Reviewed by: des (back in February)
MFC after: 3 weeks
oleg [Wed, 24 May 2006 13:09:55 +0000 (13:09 +0000)]
Implement internal (i.e. inside kernel) packet tagging using mbuf_tags(9).
Since tags are kept while packet resides in kernelspace, it's possible to
use other kernel facilities (like netgraph nodes) for altering those tags.
Submitted by: Andrey Elsukov <bu7cher at yandex dot ru>
Submitted by: Vadim Goncharov <vadimnuclight at tpu dot ru>
Approved by: glebius (mentor)
Idea from: OpenBSD PF
MFC after: 1 month
cperciva [Wed, 24 May 2006 03:34:57 +0000 (03:34 +0000)]
If the user asks for "kernel sources" to be installed, extract the
SRC_BASE package (src/[A-Z]*) as well as SRC_SYS (src/sys/*). This
allows users who only install the kernel source code to use the
modern "make buildkernel" approach.
Discussed with: re (scottl, kensmith)
MFC after: 3 days
iedowse [Wed, 24 May 2006 03:04:11 +0000 (03:04 +0000)]
Attempt to follow the procedure described in section 4.10 of the
EHCI spec for linking in new qTDs into an asynchronous QH. This
requires that there is a qTD marked as not active and not halted
at the start of the QH's list, and the hardware will know to re-fetch
the qTD on each pass rather than just looking at the overlay qTD:
"The host controller must be able to advance the queue from the
Fetch QH state in order to avoid all hardware/software race
conditions. This simple mechanism allows software to simply link
qTDs to the queue head and activate them, then the host controller
will always find them if/when they are reachable."
This is achieved by keeping an "inactivesqtd" entry on the QH list,
and re-using it each time as the start of the next transfer, and
allocating a new qTD to become the next inactivesqtd.
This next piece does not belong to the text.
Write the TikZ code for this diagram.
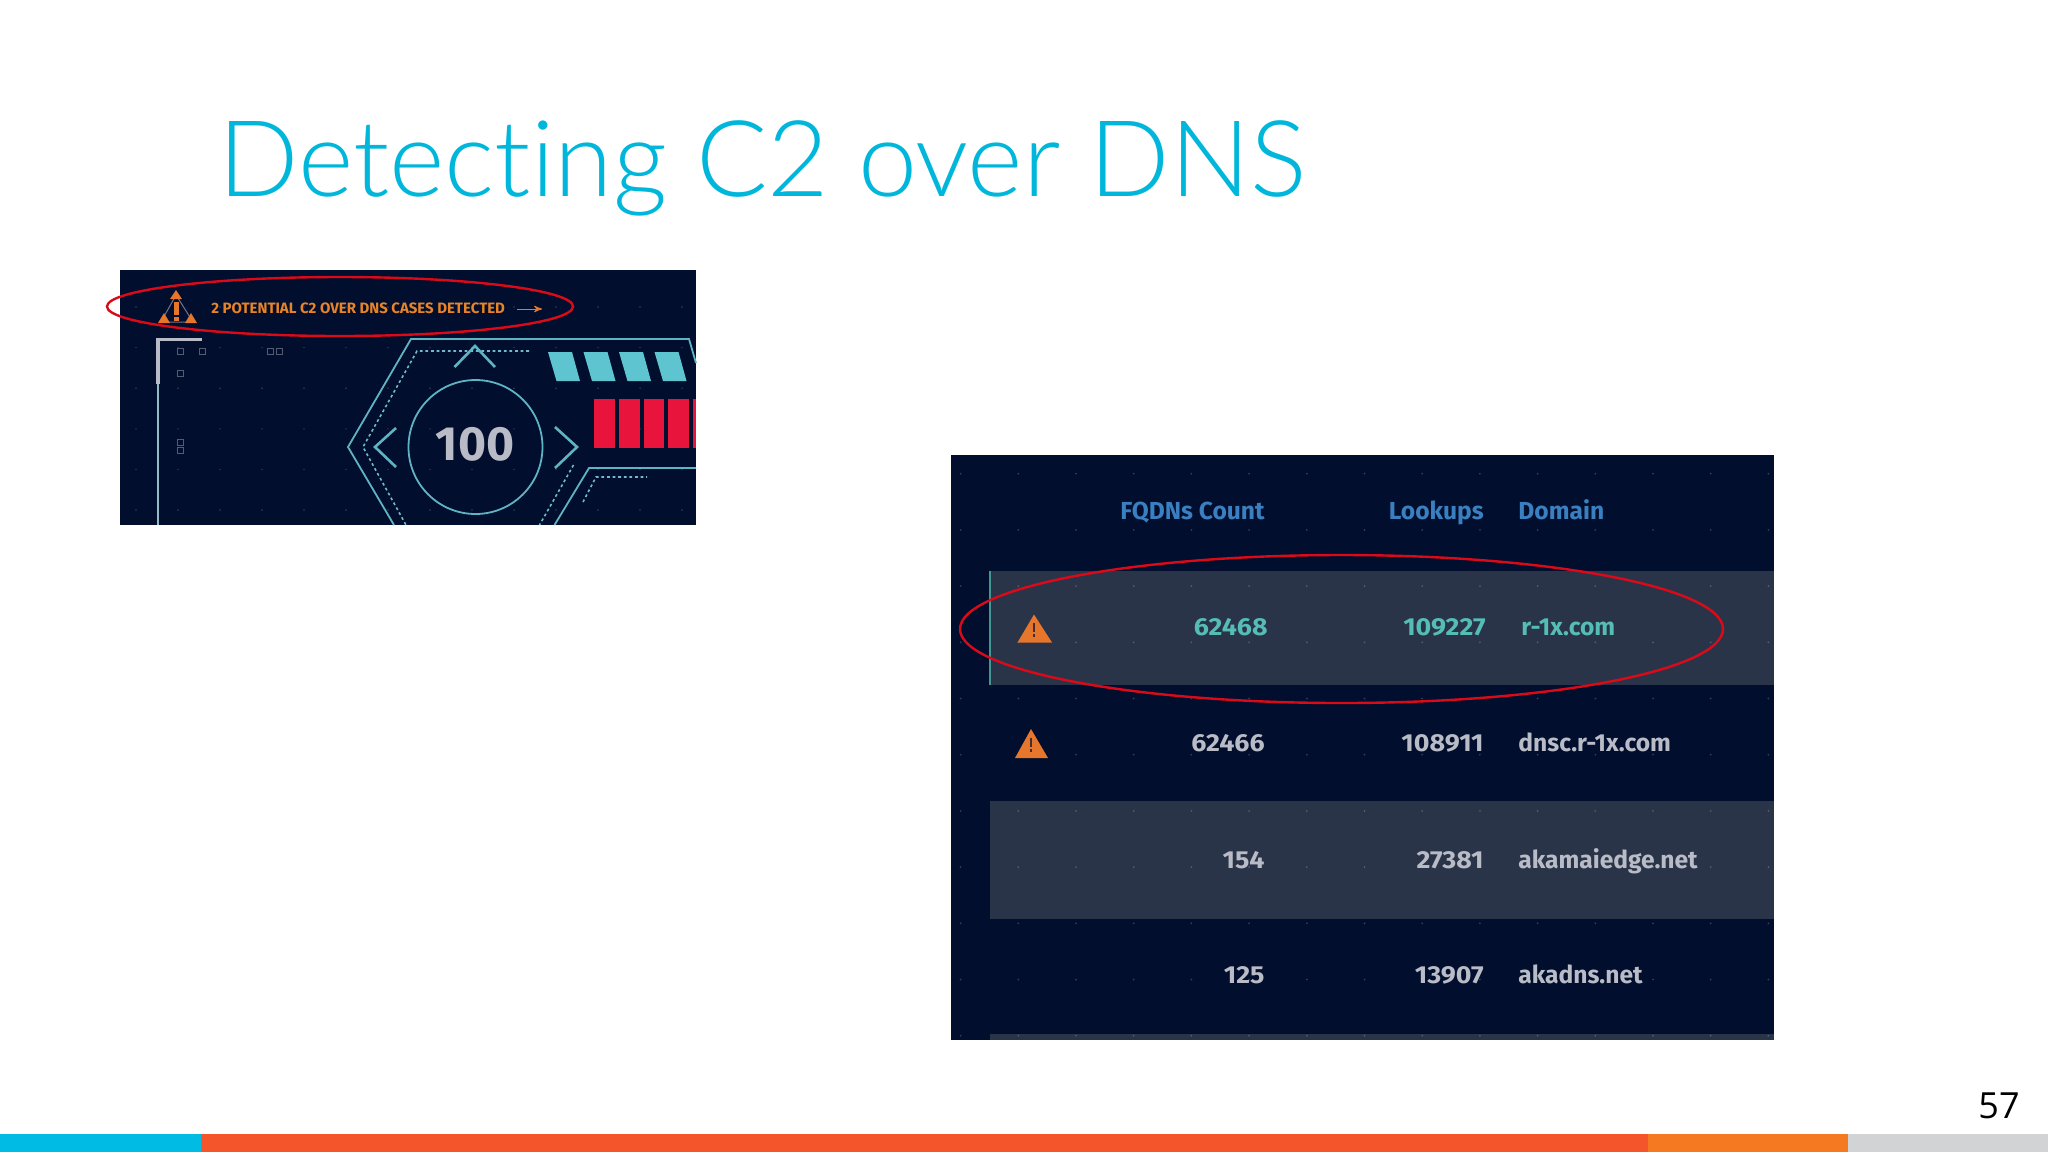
\documentclass[tikz,border=0pt]{standalone}
\usepackage{xcolor}
\usepackage{fontspec}
\usepackage{tikz}
\usetikzlibrary{arrows}
\setmainfont{Fira Sans}
\newfontfamily\titlefont[Ligatures=NoCommon]{Lato Light}
\newfontfamily\pagefont{Open Sans}
\newfontfamily\digitfont[FakeStretch=1.09]{Fira Sans}
\definecolor{panelbg}{HTML}{020E2D}
\definecolor{rowbg}{HTML}{2A3449}
\definecolor{hudline}{HTML}{5FB4C4}
\definecolor{hudcyan}{HTML}{5EC4D0}
\definecolor{hudred}{HTML}{E8143C}
\definecolor{warnorange}{HTML}{E5762B}
\definecolor{ringred}{HTML}{DC0A18}
\definecolor{titleblue}{HTML}{00B7DB}
\definecolor{headblue}{HTML}{3A7FC0}
\definecolor{rowteal}{HTML}{55BDB5}
\definecolor{rowgrey}{HTML}{B9BCC6}
\definecolor{bandblue}{HTML}{00BCE4}
\definecolor{bandred}{HTML}{F4552B}
\definecolor{bandorange}{HTML}{F47920}
\definecolor{bandgrey}{HTML}{D1D3D4}
\tikzset{
    titletext/.style={anchor=base west,inner sep=0pt,text=titleblue,font=\titlefont\fontsize{53}{60}\selectfont},
    alerttext/.style={anchor=base west,inner sep=0pt,text=warnorange!90!yellow,font=\fontsize{7.5}{9}\selectfont\bfseries},
    scoretext/.style={inner sep=0pt,text=rowgrey,font=\fontsize{24}{28}\selectfont\bfseries},
    celltext/.style={inner sep=0pt,font=\fontsize{12.3}{15}\selectfont\bfseries},
    numcell/.style={celltext,anchor=base east},
    digitcell/.style={numcell,font=\digitfont\fontsize{12.3}{15}\selectfont\bfseries},
    domcell/.style={celltext,anchor=base west},
    hudstroke/.style={draw=hudline,line width=0.9pt},
    huddash/.style={draw=hudline!90!white,line width=0.8pt,dash pattern=on 1.4pt off 1.4pt},
    tinybox/.style={draw=rowgrey!45!panelbg,line width=0.4pt,minimum size=3pt,inner sep=0pt},
    griddot/.style={fill=white,fill opacity=0.2},
    warnmark/.style={fill=warnorange},
    redring/.style={draw=ringred,line width=1.2pt}
}
\begin{document}
\begin{tikzpicture}[x=0.5pt,y=-0.5pt,>=stealth']
\useasboundingbox (0,0) rectangle (2048,1152);

\node[titletext] (title) at (218,196) {Detecting C2 over DNS};

\fill[panelbg] (120,270) rectangle (696,525);
\foreach \x in {136,178,...,690}
  \foreach \y in {307,347.6,...,515}
    \fill[griddot] (\x,\y) circle (0.8);

\draw[draw=hudline!40!rowgrey,line width=0.7pt] (158,384) -- (158,525);
\draw[draw=rowgrey,line width=1.7pt] (158,384) -- (158,339.5) -- (202,339.5);
\node[tinybox] (boxa) at (180,351) {};
\node[tinybox] (boxb) at (202,351) {};
\node[tinybox] (boxc) at (270,351) {};
\node[tinybox] (boxd) at (279,351) {};
\node[tinybox] (boxe) at (180,373) {};
\node[tinybox] (boxf) at (180,442) {};
\node[tinybox] (boxg) at (180,450) {};

\draw[hudstroke] (696,363) -- (689,339) -- (411,339) -- (348,447) -- (394,525);
\draw[huddash] (529,351) -- (417,351) -- (363,447) -- (406,525);
\draw[huddash] (573.5,465) -- (539.5,525);
\draw[hudstroke] (554.5,525) -- (589,468) -- (696,468);
\draw[huddash] (583,502) -- (596,477) -- (647,477);
\draw[hudstroke] (475.5,447) circle (67);
\draw[hudstroke,line width=1.3pt] (454.5,367) -- (475,346) -- (495,367);
\draw[hudstroke,line width=1.3pt] (396,428) -- (375,447) -- (396,467);
\draw[hudstroke,line width=1.3pt] (555,427) -- (577,447) -- (555,468);
\node[scoretext] (score) at (475,444) {100};

\foreach \x in {0,35.5,71,106.5}
  \fill[hudcyan] (548+\x,352) -- (572+\x,352) -- (580+\x,381) -- (556.5+\x,381) -- cycle;
\fill[hudred] (594,399) rectangle (615,448);
\fill[hudred] (619,399) rectangle (639.5,448);
\fill[hudred] (644,399) rectangle (664,448);
\fill[hudred] (668,399) rectangle (689,448);
\fill[hudred] (693,399) rectangle (696,448);

\draw[draw=rowgrey!60!panelbg,line width=0.5pt] (176,295) -- (161,322) -- (193,322) -- cycle;
\fill[warnmark] (176,290) -- (182,299) -- (170,299) -- cycle;
\fill[warnmark] (164,313) -- (170,323) -- (158,323) -- cycle;
\fill[warnmark] (191,313) -- (197,323) -- (185,323) -- cycle;
\fill[warnmark] (173.5,302) rectangle (178.5,315);
\fill[warnmark] (173.5,317) rectangle (178.5,321);
\node[alerttext] (alert) at (211,313) {2 POTENTIAL C2 OVER DNS CASES DETECTED};
\coordinate (arrowa) at (517,309);
\coordinate (arrowb) at (542,309);
\draw[->,draw=warnorange,line width=0.5pt] (arrowa) -- (arrowb);
\draw[redring] (340,306.5) ellipse (233 and 29.5);

\fill[panelbg] (951,454.5) rectangle (1774,1039.5);
\fill[rowbg] (990,570.5) rectangle (1774,685);
\fill[rowbg] (990,801) rectangle (1774,918.5);
\fill[rowbg] (990,1034) rectangle (1774,1039.5);
\draw[draw=rowteal!80!black,line width=1pt] (990,570.5) -- (990,685);
\foreach \x in {960.6,1018.3,...,1774}
  \foreach \y in {473.7,529.9,...,1039}
    \fill[griddot] (\x,\y) circle (1);

\node[numcell,text=headblue] (headcount) at (1265,519.6) {FQDNs Count};
\node[numcell,text=headblue] (headlook) at (1484,519.6) {Lookups};
\node[domcell,text=headblue] (headdom) at (1518,519.6) {Domain};

\fill[warnmark] (1034,614.5) -- (1052,642.5) -- (1017.5,642.5) -- cycle;
\fill[panelbg!70!warnorange] (1032.6,623) rectangle (1035.4,632);
\fill[panelbg!70!warnorange] (1032.6,634) rectangle (1035.4,637);
\node[digitcell,text=rowteal] (counta) at (1268,635) {62468};
\node[digitcell,text=rowteal] (looka) at (1486,635) {109227};
\node[domcell,text=rowteal] (doma) at (1521,635) {r-1x.com};

\fill[warnmark] (1031,729) -- (1048,758) -- (1015,758) -- cycle;
\fill[panelbg!70!warnorange] (1029.6,738) rectangle (1032.4,747);
\fill[panelbg!70!warnorange] (1029.6,749) rectangle (1032.4,752);
\node[digitcell,text=rowgrey] (countb) at (1265,751) {62466};
\node[digitcell,text=rowgrey] (lookb) at (1484,751) {108911};
\node[domcell,text=rowgrey] (domb) at (1518,751) {dnsc.r-1x.com};

\node[digitcell,text=rowgrey] (countc) at (1265,868) {154};
\node[digitcell,text=rowgrey] (lookc) at (1484,868) {27381};
\node[domcell,text=rowgrey] (domc) at (1518,868) {akamaiedge.net};

\node[digitcell,text=rowgrey] (countd) at (1265,983) {125};
\node[digitcell,text=rowgrey] (lookd) at (1484,983) {13907};
\node[domcell,text=rowgrey] (domd) at (1518,983) {akadns.net};

\draw[redring] (1341.5,629) ellipse (381.5 and 74);

\node[anchor=base east,inner sep=0pt,text=black,font=\pagefont\fontsize{18}{22}\selectfont] (pagenum) at (2020,1118) {57};

\fill[bandblue] (0,1134) rectangle (201,1152);
\fill[bandred] (201,1134) rectangle (1648,1152);
\fill[bandorange] (1648,1134) rectangle (1848,1152);
\fill[bandgrey] (1848,1134) rectangle (2048,1152);

\end{tikzpicture}
\end{document}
Then a new
transfer can be activated by just setting its "active" flag, which
avoids all the previous messing with overlay qTD state in
ehci_set_qh_qtd().
kris [Wed, 24 May 2006 00:06:14 +0000 (00:06 +0000)]
Increase the nfs access cache timeout from 2 to 60. The latter is a
more appropriate value and is also the default set by the kernel. I
could not find a justification of why rc.conf began overriding it back
in 1998.
This dramatically cuts NFS traffic on e.g. a busy system with NFS root.
cel [Tue, 23 May 2006 18:48:07 +0000 (18:48 +0000)]
NFS over TCP retransmit behavior should default to a 60 second time out,
mimicing the NFS reference implementation.
NFS over TCP does not need fast retransmit timeouts, since network loss
and congestion are managed by the transport (TCP), unlike with NFS over
UDP. A long timeout prevents the unnecessary retransmission of non-
idempotent NFS requests.
cel [Tue, 23 May 2006 18:33:58 +0000 (18:33 +0000)]
Refactor the NFS over UDP retransmit timeout estimation logic to allow
the estimator to be more easily tuned and maintained.
There should be no functional change except there is now a lower limit
on the retransmit timeout to prevent the client from retransmitting
faster than the server's disks can fill requests, and an upper limit
to prevent the estimator from taking to long to retransmit during a
server outage.
iedowse [Tue, 23 May 2006 01:27:23 +0000 (01:27 +0000)]
When usb_event_thread() first starts, wait significantly longer
before starting exploring (4 seconds), and extend the wait period
if new USB buses are attached while waiting.
This works around a problem seen when there is more than one EHCI
controller in the system and you kldload usb.ko after the system
has booted. The problem is that usb.ko contains 3 separate PCI
drivers which get initialised one by one (uhci, ohci, ehci), and
when each driver is initialised, all PCI buses are re-probed after
just the addition of that driver. This means that there can be a
significant delay between the attaching of a companion controller
and the subsequent EHCI attach, so it is possible for the companion
controller's USB 1.x bus to be scanned before the EHCI driver gets
a chance to check if there is really a USB 2.x device connected.